I was honoured to be asked to give the David Hopper Memorial lecture at the University of Guelph on 23 February – and to deliver the same lecture at the Munk School of Global Affairs at the University of Toronto on 25 February. This was an exciting time to be in Canada, at a time when development policy is being rethought; and I chose to speak about the comparative and competitive advantage of development agencies in a new landscape.

The summary of the lecture is pasted in below. You can hear the audio of the Guelph lecture, including Q and A, here, and also find the text, and see the Munk lecture, including Q and A, and also find the text, here. A version of the paper ahs also been published by ODI, in connection with work on Future Development Agencies. See here.
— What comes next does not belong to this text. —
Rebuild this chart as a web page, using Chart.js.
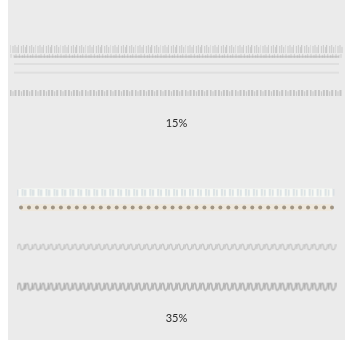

Finding a place of one’s own: development agency choices in a new landscape

Development agencies face hard choices about their future priorities. The landscape is changing. Fewer countries qualify as low income, and more of those that do can be classified as fragile states, requiring different kinds of support. Global issues like climate change or trade play an ever more prominent role in development policy-making. ‘Beyond Aid’ or ‘Policy Coherence for Development’ have become catch-words. Further, there are more development actors, both public and private. How, then, should development agencies position themselves? What mandates, powers and competencies will be required? And how can individual agencies identify their comparative or competitive advantage?